Emerging Imaging in Muscoloskeltal Medicine
Since the discovery of x-rays in the late 1800s, there have been substantial advances in the field of musculoskeletal imaging. So, just what is this type of imaging? Well, for starters, it involves the diagnostic evaluation of the musculoskeletal anatomy.
The initial use of x-rays, as far back as the 1890s, was to assess for broken bones; however, the subsequent development of both computerized tomography (CT scans) and magnetic resonance imaging (MRIs) allowed for a better and more sensitive evaluation of the musculoskeletal system. More recently, ultrasound has emerged and gained widespread acceptance for the evaluation of the musculoskeletal system. Diagnostic ultrasound has its origin in sound navigation and ranging (SONAR) and involves oscillating sound pressure waves to visualize muscles, tendons, and many of our internal organs. Musculoskeletal ultrasound can serve as an excellent diagnostic modality for a musculoskeletal physician. The structures which are commonly and easily visualized as well as evaluated include: tendons, nerves, muscles, and osseous structures.

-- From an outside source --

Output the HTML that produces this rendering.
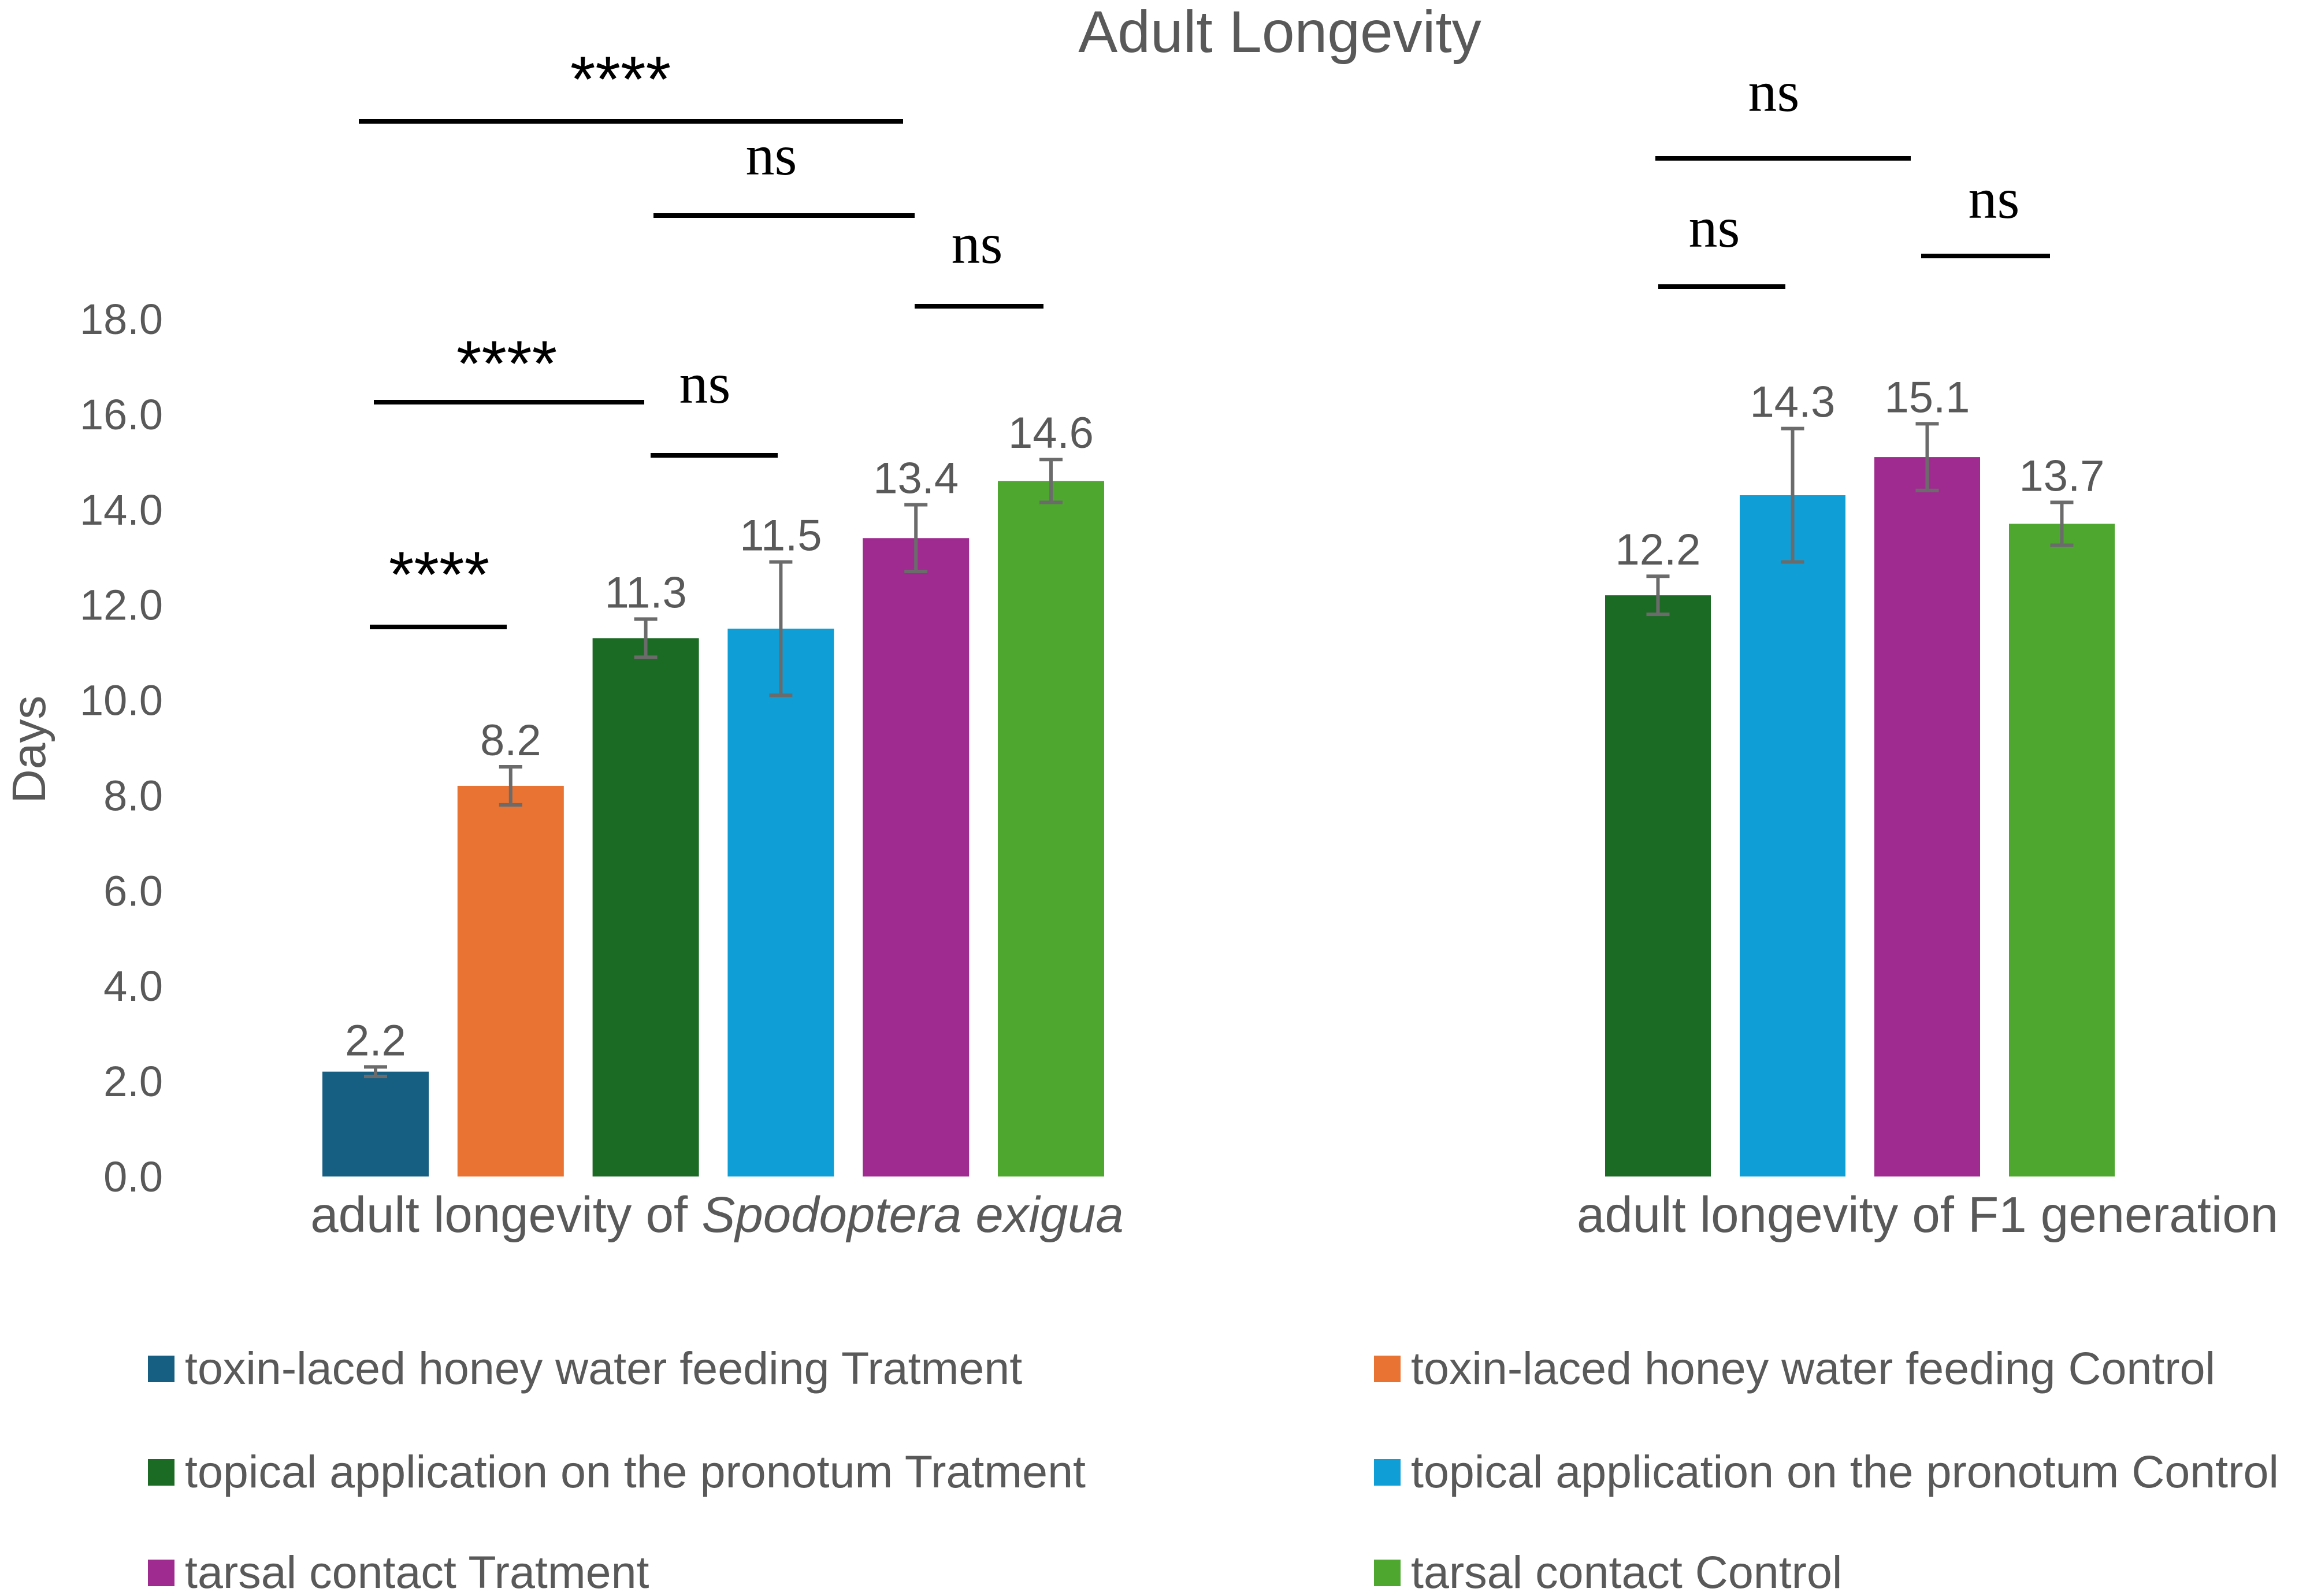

Although an MRI is much more frequently ordered, each imaging study has its advantages and disadvantages. Ultrasound has significant benefits and has one particular advantage over an MRI – in that it is much less expensive. It is also much more patient friendly and more easily tolerated compared to an MRI. Claustrophobia is commonly encountered with MRI scans and is not encountered in an ultrasound examination. MRI and ultrasound can both examine large areas of the body with extended field of view; however, ultrasound examinations are dynamic studies. For example, the affected part can be imaged in real time, observing for pathologic movement in tendon, bursa, muscles, or joints. MRI does not allow for this and only provides a static picture of the anatomy. Since the ultrasound evaluation is dynamic, the structures evaluated can be changed and revised during the study based on results. Ultrasound evaluations also allow for immediate results, and that in turn allows for treatment plans to be developed at the time of imaging.
Ultrasound can also be utilized for interventional procedures. Compared to the use of fluoroscopic and CT guidance, ultrasound has many advantages. Fluoroscopic and CT guidance are currently the most frequently modalities used to localize needle placement during an interventional treatments such as a tendon injection. Both of these modalities use ionizing radiation to visualize structures. Fluoroscopy does not visualize soft tissues, but instead relies on bony landmarks and often necessitates iodinated contrast dye in order to prevent inadvertent intravascular placement and to confirm placement. Contrast dye is used to assess placement of the needle in soft tissue, but some patients may be allergic to contrast and would need prophylactic medication to prevent a reaction. Ultrasound, on the other hand, does not utilize ionizing radiation, so contrast would not be needed. And thus, various soft tissues and joints can be directly entered, aspirated, or drained. It has been estimated that approximately 29% of knee injections may miss the joint without guidance. However, with the use of ultrasound guidance, the needle can be visualized when entering the joint space.
It is important to note that diagnostic ultrasound has many limitations as well. It is dependent on body habitus, and in certain situations, it may not be able to penetrate excessive soft tissue in order to evaluate deep structures. The benefit of the ultrasound evaluation is operator dependent and requires performance by an experienced clinician. Without this, optimal image acquisition will not be obtained, and pathology may be missed or misinterpreted.
There are current estimates stating that approximately 30% of all musculoskeletal injuries are muscular; ultrasound is an excellent imaging modality to detect and classify these types of injuries. Injuries such as rotator cuff tears, hamstring tears, and other muscular injuries can be detected using this diagnostic study. MRI is the most useful modality when assessing joint pathology; however, ultrasound is the best diagnostic modality to assess for joint effusions. Nerves can also be studied using diagnostic ultrasound. Nerve impingements such as carpal tunnel syndrome can be directly visualized to assess the severity of the impingement.
Diagnostic ultrasound is an excellent imaging modality to assess musculoskeletal pathology, yet it is often under-used. Recent improvements and advances in ultrasound technology make it much more accurate and dynamic than other modalities such as CT and MRI. Ultrasound is easily tolerated, low cost, and highly dynamic and portable which makes it an ideal modality for musculoskeletal physicians to use in diagnostic and interventional purposes.